A23N-01
Chemical Transport and Reduced-Form Models for Assessing Air Quality Impacts of Current and Future Energy Scenarios
Tuesday, 15 December 2015: 13:40
3014 (Moscone West)
Peter Jonathan Adams, Carnegie Mellon University, Pittsburgh, PA, United States
Abstract:
Though essential for informed decision-making, it is challenging to estimate the air quality and public health impacts associated with current and future energy generation scenarios because the analysis must address the complicated atmospheric processes that air pollutants undergo: emissions, dispersion, chemistry, and removal. Employing a chemical transport model (CTM) is the most rigorous way to address these atmospheric processes. However, CTMs are expensive from a computational standpoint and, therefore, beyond the reach of policy analysis for many types of problems.

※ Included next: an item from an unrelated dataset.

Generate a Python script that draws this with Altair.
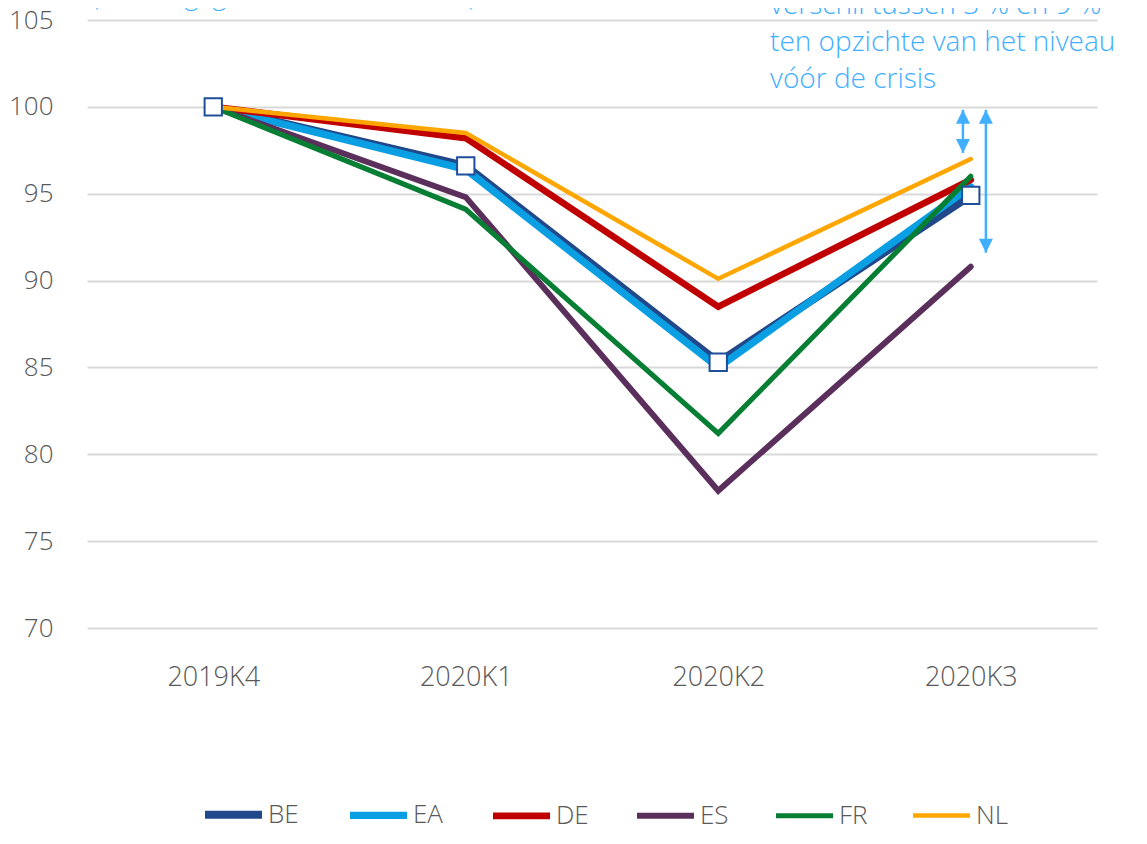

On the other hand, previously available reduced-form models used for policy analysis fall short of the rigor of CTMs and may lead to biased results. To address this gap, we developed the Estimating Air pollution Social Impacts Using Regression (EASIUR) method, which builds parameterizations that predict per-tonne social costs and intake fractions for pollutants emitted from any location in the United States. Derived from a large database of tagged CTM simulations, the EASIUR method predicts social costs almost indistinguishable from a full CTM but with negligible computational requirements. We found that the average mortality-related social costs from inorganic PM2.5 and its precursors in the United States are $150,000-180,000/t EC, $21,000-34,000/t SO2, $4,200-15,000/t NOx, and $29,000-85,000/t NH3. This talk will demonstrate examples of using both CTMs and reduced-form models for assessing air quality impacts associated with current energy production activities as well as a future deployment of carbon capture and sequestration.